Thursday, December 9, 2010

Letters to a young pastor #1 - Friendships

* I am not sure who will read this blog but if a young person who is desiring to learn about ministry from a reasonably experienced pastor is willing to learn I am willing to write.

An older pastor once declared that he did not have friends in the church he pastored. He was rather a cool character and I wondered if he was capable of having intimate relationships with anyone. I decided that he was wrong in his position of keeping parishioners at arms length. My ministry was going to be intimate and full of close relationships with those who wanted to be my friend, or our friends if we could have couple friends.

While these warm intentions were good it seemed that there were unforseen problems along the way that intensified over time. There is an old story about a pastor and his family taking on a new church in an entirely different town. In those days people took the train to go long distances and this pastoral family arrived at the train station in their new town only to be met by a prominent member of the church. He immediately presented them with a new car of their very own. This seemed like a generous and special way to be greeted and welcomed to the community. However, over time their benefactor began to expect favors, votes in his direction, and that his advice would be heeded over many others.

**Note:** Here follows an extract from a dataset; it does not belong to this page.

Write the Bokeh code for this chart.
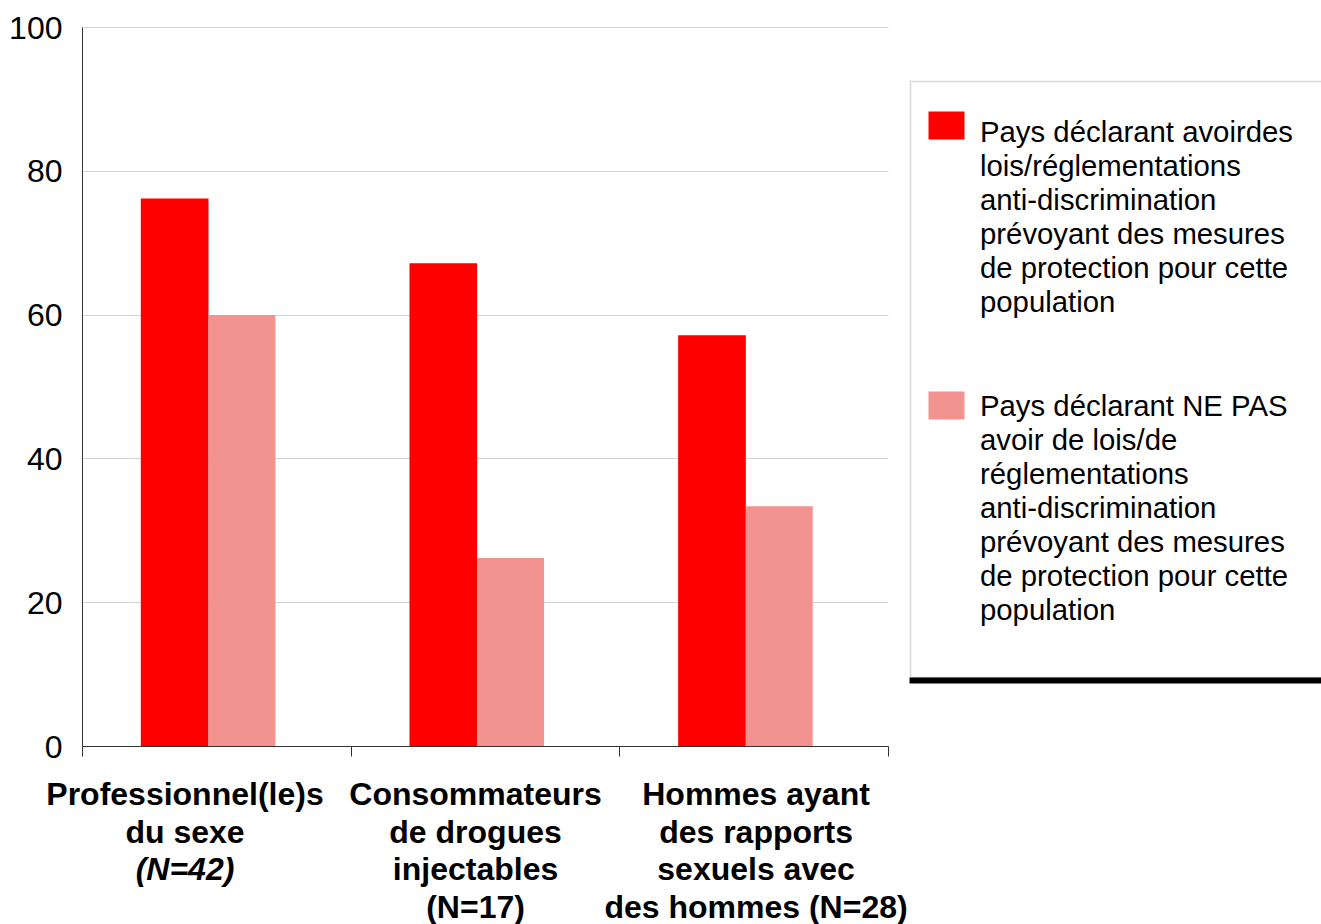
import numpy as np
from bokeh.plotting import figure
from bokeh.models import (Range1d, Legend, LegendItem, Label, BoxAnnotation,
                          FixedTicker, ColumnDataSource)
from bokeh.embed import file_html
from bokeh.resources import INLINE

# ---- data ----
categories = [
    "Professionnel(le)s du sexe (N=42)",
    "Consommateurs de drogues injectables (N=17)",
    "Hommes ayant des rapports sexuels avec des hommes (N=28)",
]
label_lines = [
    ["Professionnel(le)s", "du sexe", "(N=42)"],
    ["Consommateurs", "de drogues", "injectables", "(N=17)"],
    ["Hommes ayant", "des rapports", "sexuels avec", "des hommes (N=28)"],
]
with_laws = [76.2, 67.2, 57.2]
without_laws = [60.0, 26.2, 33.4]
series_names = [
    "Pays déclarant avoirdes\nlois/réglementations\nanti-discrimination\nprévoyant des mesures\nde protection pour cette\npopulation",
    "Pays déclarant NE PAS\navoir de lois/de\nréglementations\nanti-discrimination\nprévoyant des mesures\nde protection pour cette\npopulation",
]
y_ticks = [0, 20, 40, 60, 80, 100]

# ---- style / layout (pixels) ----
FONT = "Liberation Sans"
RED = "#FF0000"
PINK = "#F3938F"
AXIS = "#333333"
GRID = "#d4d4d4"
label_shift = [-0.1185, -0.037, 0.007]
W, H = 1321, 924
LEFT, TOP = 82, 27          # where the 0..3 x 0..100 plot area starts
PLOT_W, PLOT_H = 806, 719   # its pixel size

n = len(categories)
ux = PLOT_W / n             # pixels per x unit
uy = PLOT_H / 100           # pixels per y unit
x_range = Range1d(-LEFT / ux, (W - LEFT) / ux)
y_range = Range1d(-(H - TOP - PLOT_H) / uy, 100 + TOP / uy)

idx = np.arange(n)
src = ColumnDataSource(dict(
    x1=idx + 0.343, x2=idx + 0.5935,
    with_laws=with_laws, without_laws=without_laws,
))

p = figure(width=W, height=H, output_backend="svg", toolbar_location=None,
           x_range=x_range, y_range=y_range,
           min_border_left=0, min_border_right=0,
           min_border_top=0, min_border_bottom=0)
p.outline_line_color = None
p.background_fill_color = "white"
p.border_fill_color = "white"

r1 = p.vbar(x="x1", top="with_laws", width=0.252, source=src,
            fill_color=RED, line_color=None)
r2 = p.vbar(x="x2", top="without_laws", width=0.249, source=src,
            fill_color=PINK, line_color=None)

# y axis (at x = 0)
yax = p.yaxis[0]
yax.fixed_location = 0
yax.ticker = FixedTicker(ticks=y_ticks)
yax.bounds = (0, 100)
yax.major_tick_out = 0
yax.major_tick_in = 0
yax.minor_tick_out = 0
yax.minor_tick_in = 0
yax.major_label_standoff = 20
yax.major_label_text_font = FONT
yax.major_label_text_font_size = "32px"
yax.major_label_text_color = "black"
yax.axis_line_color = AXIS

# x axis (at y = 0)
xax = p.xaxis[0]
xax.fixed_location = 0
xax.bounds = (0, n)
xax.ticker = FixedTicker(ticks=list(range(n + 1)))
xax.major_tick_out = 10
xax.major_tick_in = 0
xax.minor_tick_out = 0
xax.minor_tick_in = 0
xax.major_label_overrides = {i: "" for i in range(n + 1)}
xax.axis_line_color = AXIS
xax.major_tick_line_color = AXIS

p.xgrid.visible = False
yg = p.ygrid[0]
yg.ticker = FixedTicker(ticks=y_ticks[1:])
yg.grid_line_color = GRID
if "cross_bounds" in yg.properties():
    yg.cross_bounds = (0, n)
else:
    yg.visible = False
    p.segment(x0=[0] * 5, x1=[n] * 5, y0=y_ticks[1:], y1=y_ticks[1:],
              line_color=GRID, line_width=1, level="underlay")

# category labels
for i, lines in enumerate(label_lines):
    for k, line in enumerate(lines):
        style = "bold italic" if (i == 0 and line.startswith("(N=")) else "bold"
        p.add_layout(Label(x=i + 0.5 + label_shift[i], y=0, y_offset=-47.5 - 37.5 * k,
                           text=line, text_align="center", text_baseline="middle",
                           text_font=FONT, text_font_size="32px",
                           text_font_style=style, text_color="black"))

# legend frame (screen px from the bottom-left corner)
p.add_layout(BoxAnnotation(left=910, right=W + 50, bottom=H - 677, top=H - 81,
                           left_units="screen", right_units="screen",
                           top_units="screen", bottom_units="screen",
                           fill_alpha=0,
                           line_color="#7f7f7f", line_width=1.5))
p.add_layout(BoxAnnotation(left=909, right=W + 50, bottom=H - 683, top=H - 677,
                           left_units="screen", right_units="screen",
                           top_units="screen", bottom_units="screen",
                           fill_color="black", fill_alpha=1, line_color=None))
# legend swatches
for color, top in [(RED, 111), (PINK, 391)]:
    p.add_layout(BoxAnnotation(left=928, right=964, top=H - top, bottom=H - top - 28,
                               left_units="screen", right_units="screen",
                               top_units="screen", bottom_units="screen",
                               fill_color=color, fill_alpha=1, line_color=None))

legend = Legend(items=[LegendItem(label=series_names[0], renderers=[r1]),
                       LegendItem(label=series_names[1], renderers=[r2])],
                location=(979, 297))
legend.label_text_font = FONT
legend.label_text_font_size = "29.33px"
legend.label_text_color = "black"
legend.glyph_width = 1
legend.glyph_height = 1
legend.label_standoff = 0
legend.padding = 0
legend.spacing = 70
legend.margin = 0
legend.border_line_color = None
legend.background_fill_alpha = 0
p.add_layout(legend)

open("out.html", "w").write(file_html(p, INLINE))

Those who want to be close to the pastor, or who offer wonderful gifts, are to be held in careful regard. Do I dare say, with suspicion? To some degree, yes. In every church there are those who want to be close to the pastor because the perception is that he holds the power position in the church, whether real or imagined. Some people just love to be close to those in leadership. It is comforting and secure to be close to the one who is close to the Lord and who leads with a measure of confidence. For others it is simply a matter of wanting to control the head, to influence the direction of the church, to be close to the power block and be able to monitor the goings on.

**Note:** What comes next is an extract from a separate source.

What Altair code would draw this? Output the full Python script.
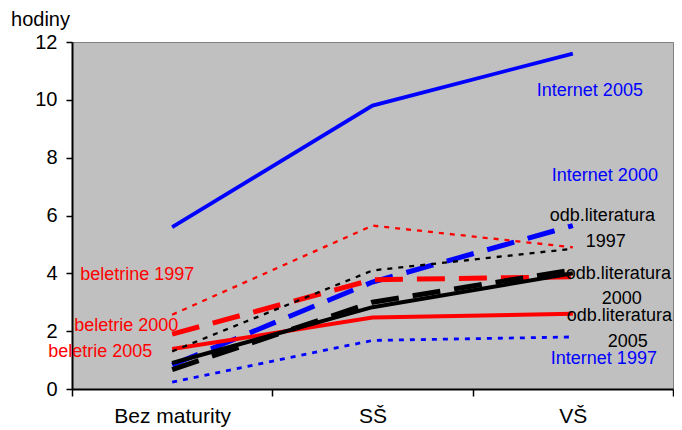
import altair as alt
import pandas as pd

categories = ["Bez maturity", "SŠ", "VŠ"]

internet_1997 = [0.24, 1.68, 1.80]
internet_2000 = [0.83, 3.70, 5.65]
internet_2005 = [5.60, 9.80, 11.60]
beletrie_1997 = [2.57, 5.65, 4.90]
beletrie_2000 = [1.90, 3.78, 3.88]
beletrie_2005 = [1.38, 2.47, 2.60]
odb_1997 = [1.30, 4.10, 4.85]
odb_2000 = [0.67, 3.00, 4.12]
odb_2005 = [0.90, 2.83, 4.00]

# drawing order: blue, red, black (later on top)
series = [
    ("Internet 1997", internet_1997, "#0000FF", [5, 6], 2.8),
    ("Internet 2000", internet_2000, "#0000FF", [28, 14], 5),
    ("Internet 2005", internet_2005, "#0000FF", None, 3.8),
    ("beletrie 1997", beletrie_1997, "#FF0000", [5, 6], 2.3),
    ("beletrie 2000", beletrie_2000, "#FF0000", [28, 14], 5),
    ("beletrie 2005", beletrie_2005, "#FF0000", None, 4),
    ("odb 1997", odb_1997, "#000000", [5, 6], 2.3),
    ("odb 2000", odb_2000, "#000000", [28, 14], 5),
    ("odb 2005", odb_2005, "#000000", None, 4),
]

# annotation texts: (text, anchor category, value, pixel dx, colour)
label_texts = ["Internet 2005", "Internet 2000", "odb.literatura", "1997",
               "odb.literatura", "2000", "odb.literatura", "2005",
               "Internet 1997", "beletrine 1997", "beletrie 2000", "beletrie 2005"]
label_cats = ["VŠ"] * 9 + ["Bez maturity"] * 3
label_vals = [10.3, 7.37, 5.98, 5.08, 3.98, 3.11, 2.52, 1.63, 1.04, 3.94, 2.18, 1.28]
label_dx = [-36, -21, -23, 13, -7, 29, -6, 35, -22, -92, -98, -124]
label_colors = ["#0000FF", "#0000FF", "#000000", "#000000", "#000000", "#000000",
                "#000000", "#000000", "#0000FF", "#FF0000", "#FF0000", "#FF0000"]

FONT = "Liberation Sans"

x_enc = alt.X(
    "cat:N",
    sort=categories,
    scale=alt.Scale(domain=categories, paddingInner=0, paddingOuter=0),
    axis=alt.Axis(
        title=None, labelAngle=0, tickBand="extent", domainColor="#000000",
        domainWidth=2, tickColor="#000000", tickSize=7, tickWidth=1.5,
        labelFontSize=21, labelColor="#000000", labelFont=FONT, labelPadding=9,
    ),
)
y_enc = alt.Y(
    "value:Q",
    scale=alt.Scale(domain=[0, 12], nice=False),
    axis=alt.Axis(
        values=[0, 2, 4, 6, 8, 10, 12], grid=False, title="hodiny", titleAngle=0,
        titleX=-32, titleY=-23, titleAlign="center", titleBaseline="middle",
        titleFontSize=20, titleFontWeight="normal", titleFont=FONT, titleColor="#000000",
        domainColor="#000000", domainWidth=2, tickColor="#000000", tickSize=6,
        tickWidth=1.5, labelFontSize=20, labelFont=FONT, labelColor="#000000",
        labelPadding=9,
    ),
)

layers = []
for name, vals, color, dash, width in series:
    df = pd.DataFrame({"cat": categories, "value": vals, "series": name})
    kw = dict(color=color, strokeWidth=width)
    if dash is not None:
        kw["strokeDash"] = dash
    layers.append(alt.Chart(df).mark_line(**kw).encode(x=x_enc, y=y_enc))

for t, c, v, dx, col in zip(label_texts, label_cats, label_vals, label_dx, label_colors):
    df = pd.DataFrame({"cat": [c], "value": [v], "txt": [t]})
    layers.append(
        alt.Chart(df).mark_text(
            align="left", baseline="middle", dx=dx, fontSize=18, font=FONT, color=col
        ).encode(x=x_enc, y=y_enc, text="txt:N")
    )

chart = (
    alt.layer(*layers)
    .properties(
        width=601, height=347,
        autosize=alt.AutoSizeParams(type="none"),
        padding={"left": 64, "top": 34, "right": 1, "bottom": 41},
        background="#FFFFFF",
    )
    .configure_view(fill="#C0C0C0", stroke="#808080", strokeWidth=1)
)

chart.save("out.html", embed_options={"renderer": "svg", "actions": False})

One of the difficulties of such friends for the pastor is the depth of intimacy that may develop. A close friendship usually entails secrets and disclosed issues that we all face. We need to tell someone what we struggle with and find affirmation from this confidant. They in turn, if it is a mutual relationship, will tell their secrets in confidence. When matters reach a point of effecting the church, or you find yourself in conflict with your friend, how do you become the truth-teller you need to be as a pastor? It is extremely hard to point out your friend's flaws when they err; you don't want to lose the intimacy of that good relationship by confronting them. As a pastor this will happen. You will need to choose between being a friend and being a pastor. On that day you will wish that you had never made friends in the church but remained at arms length. You will wish that you had kept your hat on as pastor and had never taken it off.

There are times when I could not tell if a person wanted to be my friend because they liked me or because I was a pastor. In truth, are we ever able to take that hat off? We are always pastors, even when we are with our own extended families. Much is expected of us. So I say, you are always a pastor and you are always expected to act like one. In terms of friends, choose them carefully.